If you are wondering how to use a VPN in Pakistan now, the days of easy, one-click anonymity are over. You can still access the open web, but it now requires tools that are smarter, faster, and more obfuscated than ever before. With even major services struggling to bypass the firewall, picking the best VPN for Pakistan has become a challenge, but remember that a registered VPN is not a private network. It is just a government-approved tunnel with glass walls.
FAQs
Is using a VPN legal in Pakistan in 2026?
It is a grey area turning black. The government has declared that using an “unregistered” VPN in Pakistan is a violation of PTA regulations. While there are no widespread reports yet of individuals being arrested solely for using a VPN to watch Netflix, the use of non-compliant software is considered illegal traffic.
Why is my VPN not working in Pakistan today?
If you find your VPN not working in Pakistan, it is likely due to the new deep packet inspection (DPI) firewall. The system identifies the handshake of standard VPN protocols (like OpenVPN) and throttles the connection until it times out.
Which VPN is best for Pakistan right now?
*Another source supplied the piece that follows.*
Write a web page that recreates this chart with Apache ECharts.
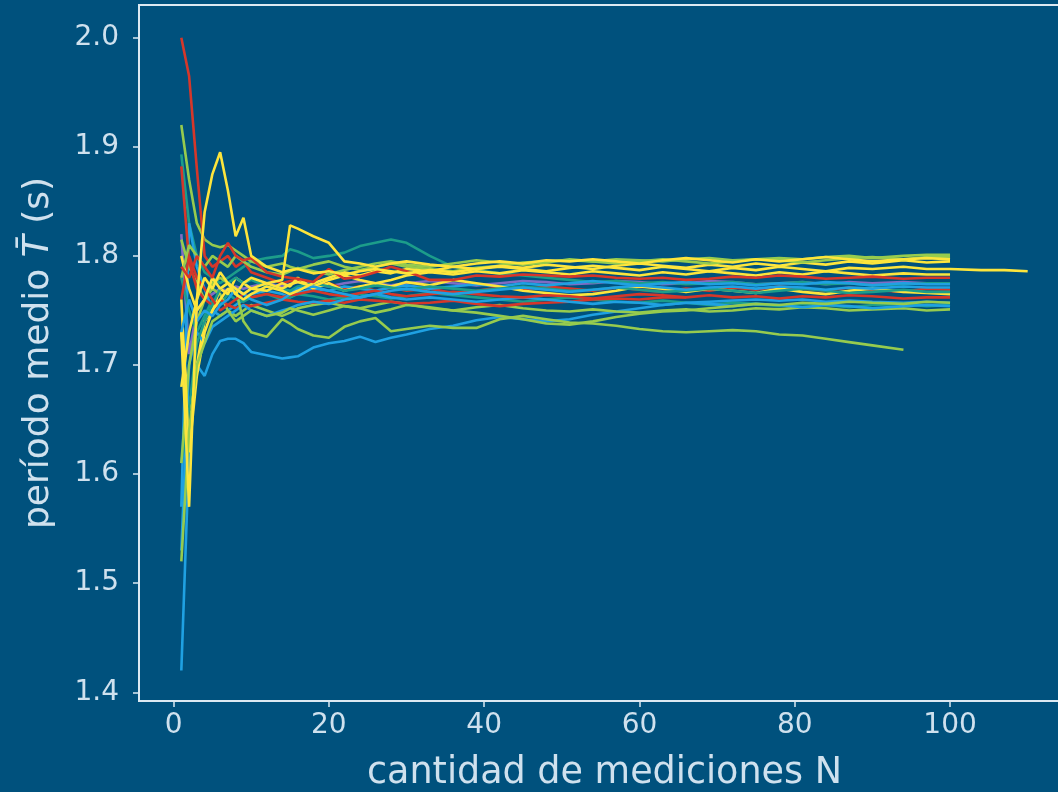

Determining which VPN works in Pakistan is a moving target. Generally, the best VPN for Pakistan is one that offers advanced obfuscation (like Stealth protocols, Shadowsocks, or V2Ray) to disguise your VPN traffic as regular HTTPS web traffic.
Can the government block VPN traffic completely?
They can block known server IP addresses and throttle standard protocols. However, it is very difficult to block 100% of VPN traffic without breaking the entire internet for businesses and banks. Users often switch to obfuscated servers to circumvent the firewall.
How do I stop the firewall from blocking my VPN?
Try switching your protocol. Move from OpenVPN UDP to TCP (port 443) or use a proprietary “stealth” mode if your provider offers it.
Should I use a VPN with a Pakistan server?
We strongly advise against using a paid or free VPN with a Pakistan server. To offer a server physically located inside Pakistan, the provider must comply with data retention laws. If you need a Pakistani IP, use a premium provider that uses virtual locations—servers physically located in Singapore or Dubai but programmed to give you a Pakistani IP.